Sécheresse en Himalaya : il ne neige plus sur les glaciers et près de deux milliards de personnes vont être touchées
Gulmarg est l'un domaines les plus hauts et les plus spectaculaires au monde. Il emmène les skieurs jusqu'à près de 4 000 mètres d'altitude. Or - scène à peine croyable dans cette zone du Cachemire indien - ces contreforts de l'Himalaya qui auraient dû être tout blancs sont restés désespérément bruns et secs en décembre et janvier.
La patinoire de la station, construite récemment, s'est transformée en pataugeoire. Les remontées mécaniques ont été fermées, les hôtels sont restés vides avec un personnel désœuvré... Du jamais vu en 20 ans. Certes, il a enfin neigé le 31 janvier et depuis deux jours l'espoir renaît, mais cela ne suffira sans doute pas à rattraper la saison.
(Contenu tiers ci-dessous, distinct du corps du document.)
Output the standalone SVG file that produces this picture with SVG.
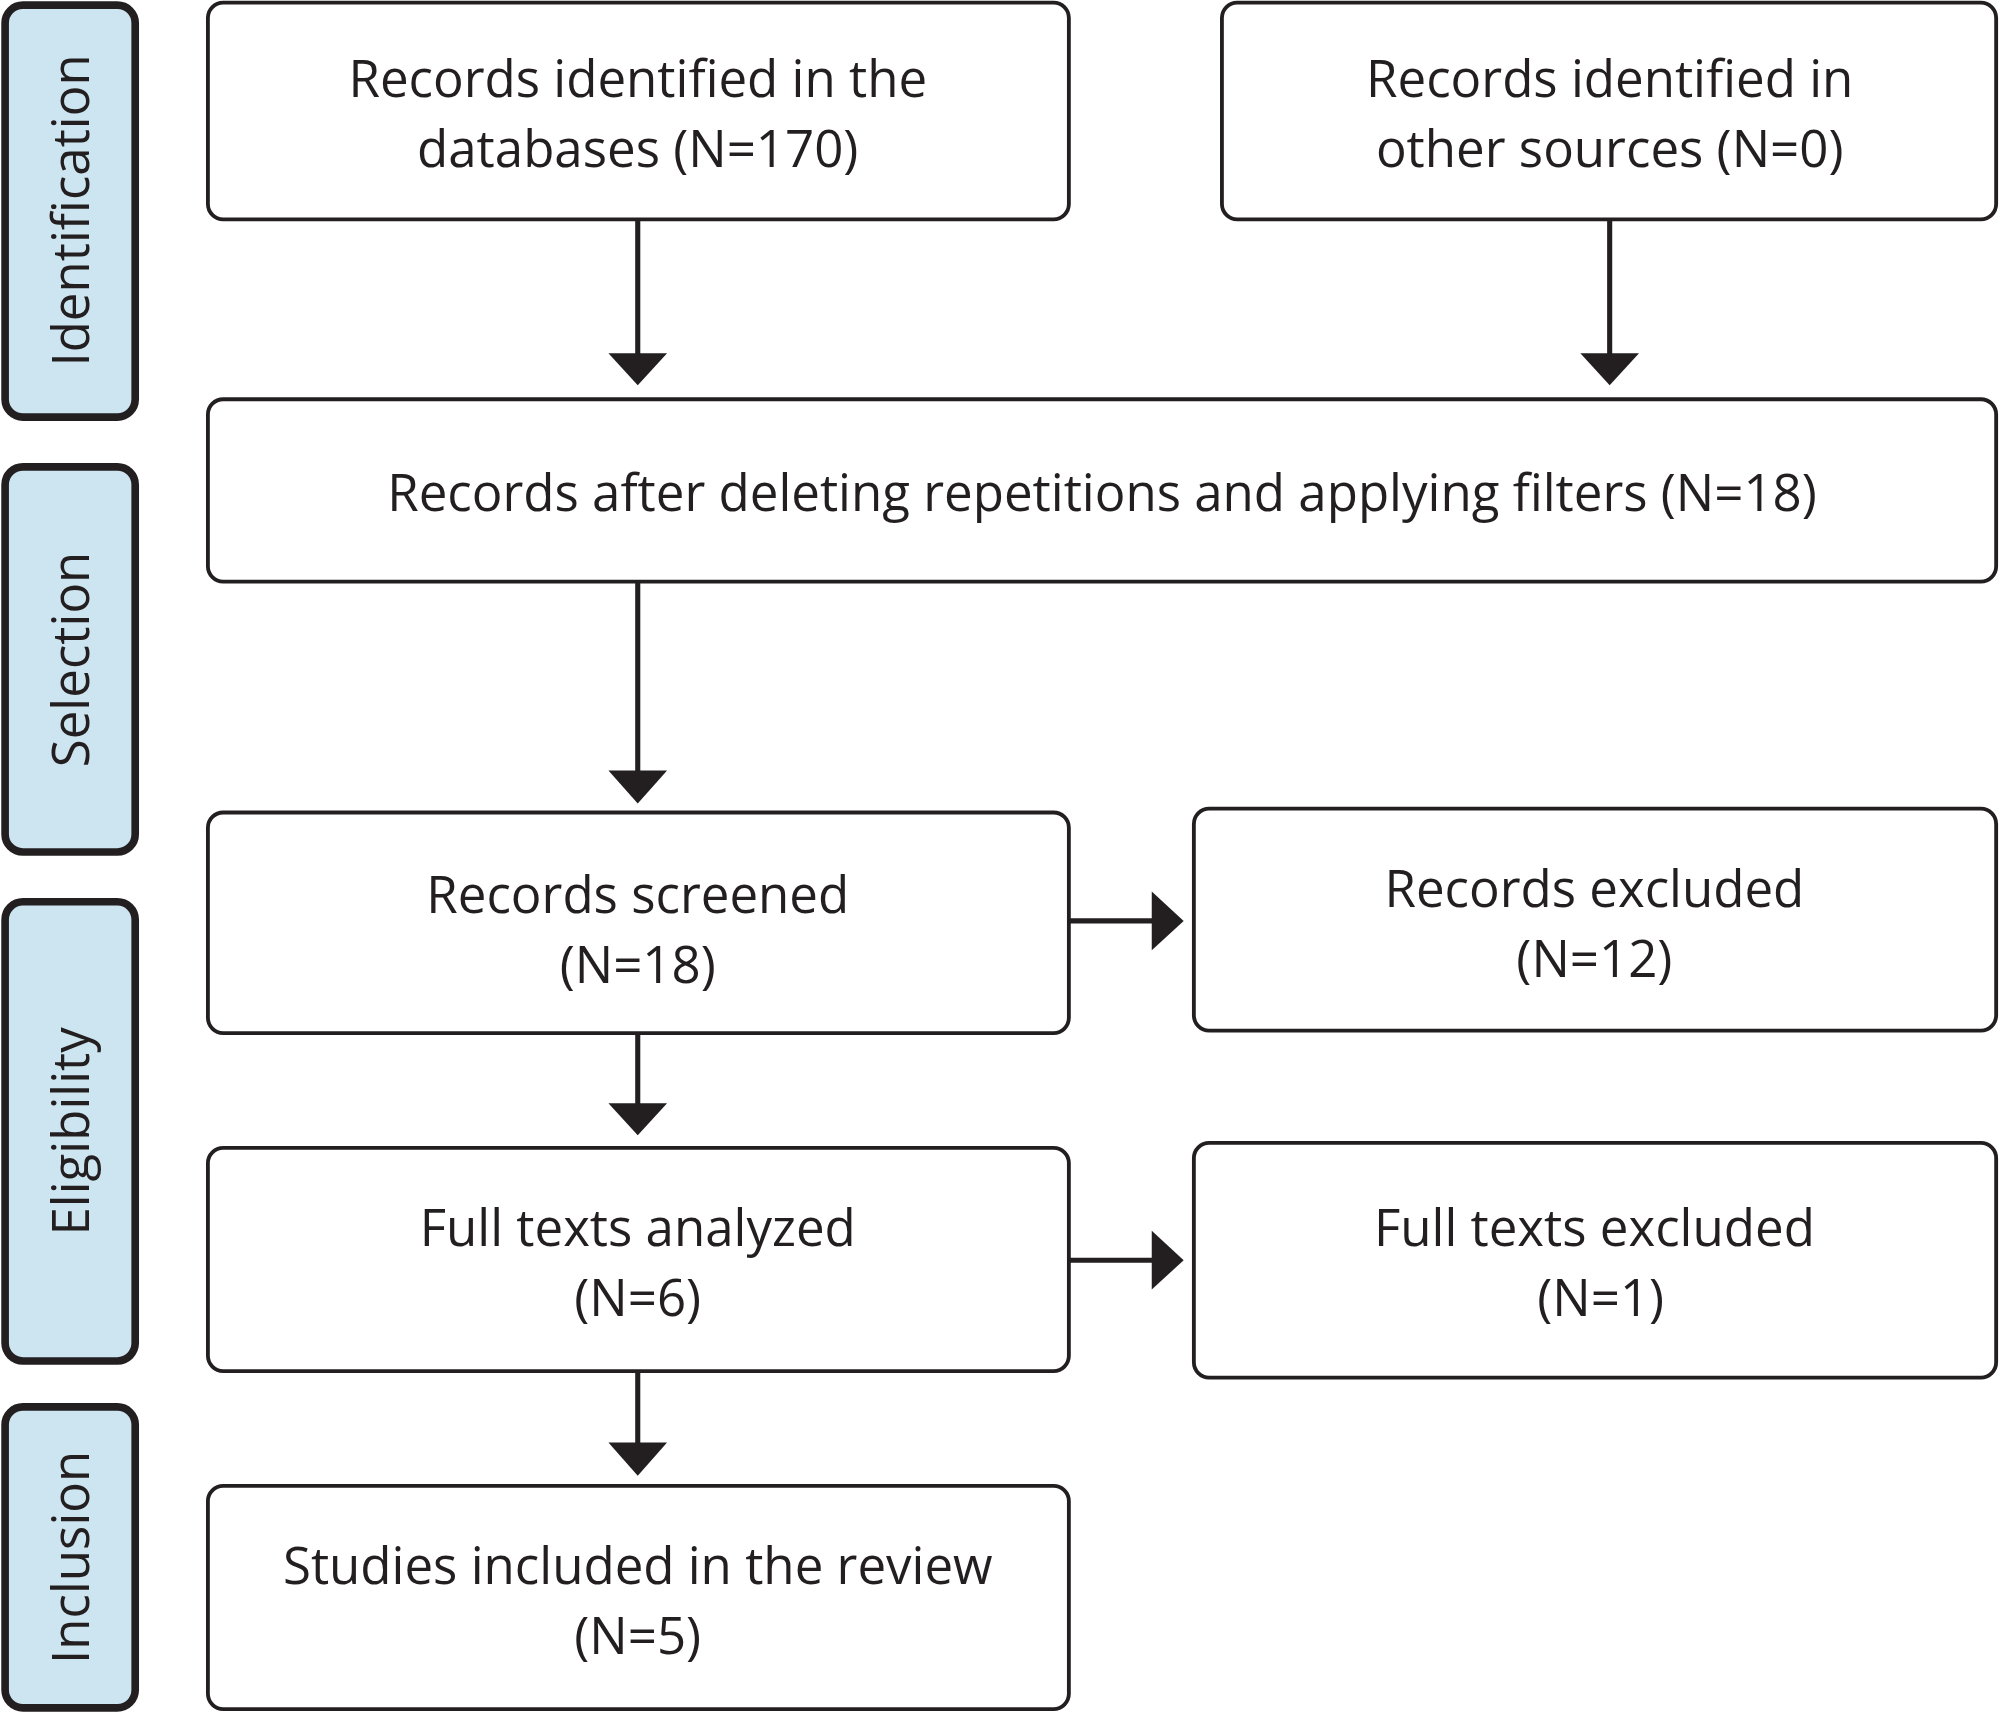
<svg xmlns="http://www.w3.org/2000/svg" width="2000" height="1713" viewBox="0 0 2000 1713">
<style>
.box{fill:#fff;stroke:#231f20;stroke-width:3}
.side{fill:#cde5f0;stroke:#231f20;stroke-width:6}
.t{font-family:"Open Sans","Liberation Sans",sans-serif;font-size:40px;fill:#231f20;text-anchor:middle}
.ln{stroke:#231f20;stroke-width:4;fill:none}
.hd{fill:#231f20}
</style>
<rect width="2000" height="1713" fill="#fff"/>
<g transform="scale(1.2755)">
<g id="side-identification"><rect class="side" x="4" y="4" width="102" height="323" rx="14"/><text class="t" transform="translate(70,165) rotate(-90)">Identification</text></g>
<g id="side-selection"><rect class="side" x="4" y="366" width="102" height="302" rx="14"/><text class="t" transform="translate(70,517) rotate(-90)">Selection</text></g>
<g id="side-eligibility"><rect class="side" x="4" y="707" width="102" height="360" rx="14"/><text class="t" transform="translate(70,887) rotate(-90)">Eligibility</text></g>
<g id="side-inclusion"><rect class="side" x="4" y="1103" width="102" height="236" rx="14"/><text class="t" transform="translate(70,1221) rotate(-90)">Inclusion</text></g>

<g id="n-databases"><rect class="box" x="163" y="2" width="675" height="170" rx="12"/><text class="t" x="500" y="76">Records identified in the</text><text class="t" x="500" y="131">databases (N=170)</text></g>
<g id="n-other"><rect class="box" x="958" y="2" width="607" height="170" rx="12"/><text class="t" x="1262" y="76">Records identified in</text><text class="t" x="1262" y="131">other sources (N=0)</text></g>
<g id="n-after"><rect class="box" x="163" y="313" width="1402" height="143" rx="12"/><text class="t" x="864" y="401">Records after deleting repetitions and applying filters (N=18)</text></g>
<g id="n-screened"><rect class="box" x="163" y="637" width="675" height="173" rx="12"/><text class="t" x="500" y="716">Records screened</text><text class="t" x="500" y="771">(N=18)</text></g>
<g id="n-excluded"><rect class="box" x="936" y="634" width="629" height="174" rx="12"/><text class="t" x="1250" y="711">Records excluded</text><text class="t" x="1250" y="766">(N=12)</text></g>
<g id="n-full"><rect class="box" x="163" y="900" width="675" height="175" rx="12"/><text class="t" x="500" y="977">Full texts analyzed</text><text class="t" x="500" y="1032">(N=6)</text></g>
<g id="n-fullex"><rect class="box" x="936" y="896" width="629" height="184" rx="12"/><text class="t" x="1250" y="977">Full texts excluded</text><text class="t" x="1255" y="1032">(N=1)</text></g>
<g id="n-included"><rect class="box" x="163" y="1165" width="675" height="175" rx="12"/><text class="t" x="500" y="1242">Studies included in the review</text><text class="t" x="500" y="1297">(N=5)</text></g>

<g id="connectors">
<path class="ln" d="M500 172V280"/><path class="hd" d="M477 277H523L500 302Z"/>
<path class="ln" d="M1262 172V280"/><path class="hd" d="M1239 277H1285L1262 302Z"/>
<path class="ln" d="M500 456V607"/><path class="hd" d="M477 604H523L500 630Z"/>
<path class="ln" d="M838 722H906"/><path class="hd" d="M903 699V745L928 722Z"/>
<path class="ln" d="M500 810V868"/><path class="hd" d="M477 865H523L500 890Z"/>
<path class="ln" d="M838 988H906"/><path class="hd" d="M903 965V1011L928 988Z"/>
<path class="ln" d="M500 1075V1134"/><path class="hd" d="M477 1131H523L500 1157Z"/>
</g>
</g>
</svg>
"J’ai tous les jours envie de pleurer", se lamente auprès de l'AFP Mubashir Khan, organisateur de voyages "aventure". 70% de ses réservations ont été annulées. Son entreprise est au bord de la faillite et il a même dû suspendre son projet de mariage.
L'agriculture impactée
La région est en fait victime d'une sécheresse exceptionnelle. Depuis l'automne, il ne tombe pas de pluies, pas de neige, et les températures affichent en moyenne six degrés de plus que la normale.
Le manque d'eau pourrait aussi avoir un impact désastreux sur l'agriculture, pilier économique de la région. En raison du réchauffement climatique, les cultivateurs ont déjà abandonné le riz pour planter des arbres fruitiers, moins voraces en eau. Ils sont maintenant impuissants, aucune évolution ne leur est annoncée pour février, alors que les pommiers, poiriers et autres abricotiers sont déjà en fleurs, avec plus de... deux mois d'avance.
Si les glaciers n'arrivent pas à se reconstituer cet hiver, il n'y aura pas de fonte des neiges et pas d'eau dans les fleuves cet été pour arroser les vergers. L'Himalaya est déjà fragilisé par la fonte précoce et continue de ses glaciers, mais "la période de sécheresse actuelle est un événement météorologique extrême", un de ces phénomènes qui "devraient devenir plus intenses et plus fréquents à l’avenir", indique le climatologue Shakil Romshoo, de l’Université islamique des sciences et technologies du Cachemire.
"Le troisième pôle"
Cette situation concerne un énorme bassin de population : on parle du "grand Himalaya", qui inclut les massifs de l'Hindou Kush et du Karakoram. En gros, une zone qui s'étend au nord de l'Inde mais aussi au Pakistan, en Afghanistan et en Chine. On appelle d'ailleurs cette région "le troisième pôle", parce que ses champs de glace abritent la plus grande réserve d'eau douce au monde en dehors des régions polaires. Elle est la source de dix systèmes fluviaux différents qui fournissent irrigation, électricité et eau potable à plus de 1, 9 milliard de personnes.
C'est donc presque un quart de la population mondiale qui va subir de plein fouet d'ici quelques mois les conséquences du bouleversement climatique. Au Cachemire, les autorités ont déjà alerté les habitants sur les fortes perturbations qui les attendent : risques de pénuries d'eau et vastes incendies de forêts.
Début janvier, l’Organisation météorologique mondiale a annoncé que 2023 avait été "de loin" l’année la plus chaude jamais enregistrée. La température mondiale moyenne annuelle était de 1,45°C au-dessus des niveaux préindustriels (entre 1850 et 1900), et rien ne montre que la tendance est à la baisse.